Article ID: | iaor20051917 |
Country: | South Korea |
Volume: | 29 |
Issue: | 4 |
Start Page Number: | 41 |
End Page Number: | 60 |
Publication Date: | Dec 2004 |
Journal: | Journal of the Korean ORMS Society |
Authors: | Kim Jin-Hwa, Min Jin-Young |
Keywords: | datamining |
A stream data is a data set that is accumulated to the data storage from a data source over time continuously. The size of this data set, in many cases, becomes increasingly large over time. To mine information from this massive data, it takes much resource such as storage, memory and time. These unique characteristics of the stream data make it difficult and expensive to use this large size data accumulated over time. Otherwise, if we use only recent or part of a whole data to mine information or pattern, there can be loss of information, which may be useful. To avoid this problem, we suggest a method that efficiently accumulates information, in the form of rule sets, over time. It takes much smaller storage compared to traditional mining methods.
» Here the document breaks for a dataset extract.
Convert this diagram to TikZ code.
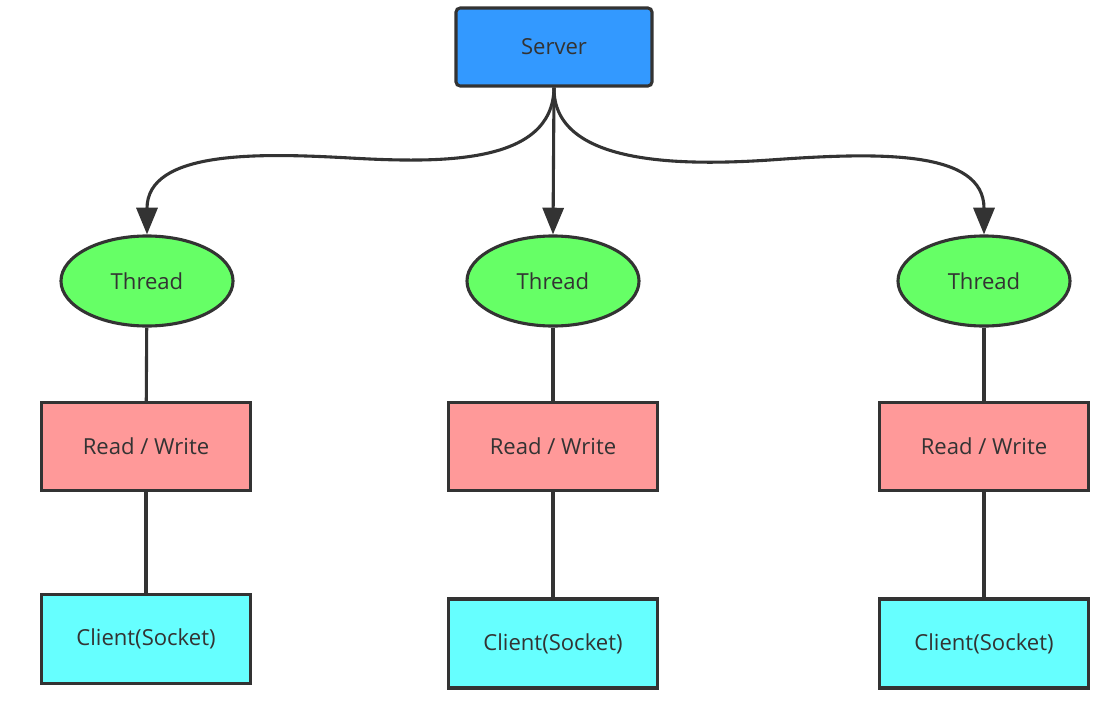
\documentclass[tikz,border=0pt]{standalone}
\usepackage{fontspec}
\setmainfont{Open Sans}
\usetikzlibrary{shapes.geometric,arrows.meta}
\definecolor{linegray}{HTML}{333333}
\definecolor{serverblue}{HTML}{3399FF}
\definecolor{threadgreen}{HTML}{66FF66}
\definecolor{rwred}{HTML}{FF9999}
\definecolor{clientcyan}{HTML}{66FFFF}

\begin{document}
\begin{tikzpicture}[
    x=0.025cm, y=-0.025cm,
    every node/.style={text=linegray, font=\fontsize{15.7}{18}\selectfont},
    server/.style={draw=linegray, line width=2.2pt, rectangle, rounded corners=3pt, minimum width=4.9cm, minimum height=1.95cm, fill=serverblue},
    thread/.style={draw=linegray, line width=2.2pt, ellipse, minimum width=4.3cm, minimum height=2.25cm, fill=threadgreen},
    rw/.style={draw=linegray, line width=2.2pt, rectangle, minimum width=5.225cm, minimum height=2.2cm, fill=rwred},
    client/.style={draw=linegray, line width=2.2pt, rectangle, minimum width=5.225cm, minimum height=2.225cm, fill=clientcyan},
    arrow/.style={-{Triangle[length=19pt, width=15pt]}, draw=linegray, line width=2.2pt},
    link/.style={draw=linegray, line width=2.2pt}
]
\useasboundingbox (0,0) rectangle (1115,709);

% Server
\node[server] (server) at (554,47) {\raisebox{-2pt}{Server}};

% Threads
\node[thread] (t1) at (147,281) {Thread};
\node[thread] (t2) at (553,281) {Thread};
\node[thread] (t3) at (984,281) {Thread};

% Read / Write
\node[rw] (rw1) at (146,446.5) {Read / Write};
\node[rw] (rw2) at (553,446.5) {Read / Write};
\node[rw] (rw3) at (984,446.5) {Read / Write};

% Clients
\node[client] (c1) at (146,639) {Client(Socket)};
\node[client] (c2) at (553,643.5) {Client(Socket)};
\node[client] (c3) at (984,643.5) {Client(Socket)};

% Connections
\draw[arrow] (server.south) .. controls (553,165) and (440,163) .. (350,158)
    .. controls (260,153) and (147,150) .. (t1.north);
\draw[arrow] (server.south) -- (t2.north);
\draw[arrow] (server.south) .. controls (553,165) and (680,166) .. (770,160)
    .. controls (880,152) and (984,150) .. (t3.north);
\draw[link] (t1) -- (rw1);
\draw[link] (t2) -- (rw2);
\draw[link] (t3) -- (rw3);
\draw[link] (rw1) -- (c1);
\draw[link] (rw2) -- (c2);
\draw[link] (rw3) -- (c3);

\end{tikzpicture}
\end{document}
These accumulated rule sets are used as prediction models in the future. Based on theories of ensemble approaches, combination of many prediction models, in the form of systematically merged rule sets in this study, is better than one prediction model in performance. This study uses a customer data set that predicts buying power of customers based on their information. This study tests the performance of the suggested method with the data set alone with general prediction methods and compares performances of them.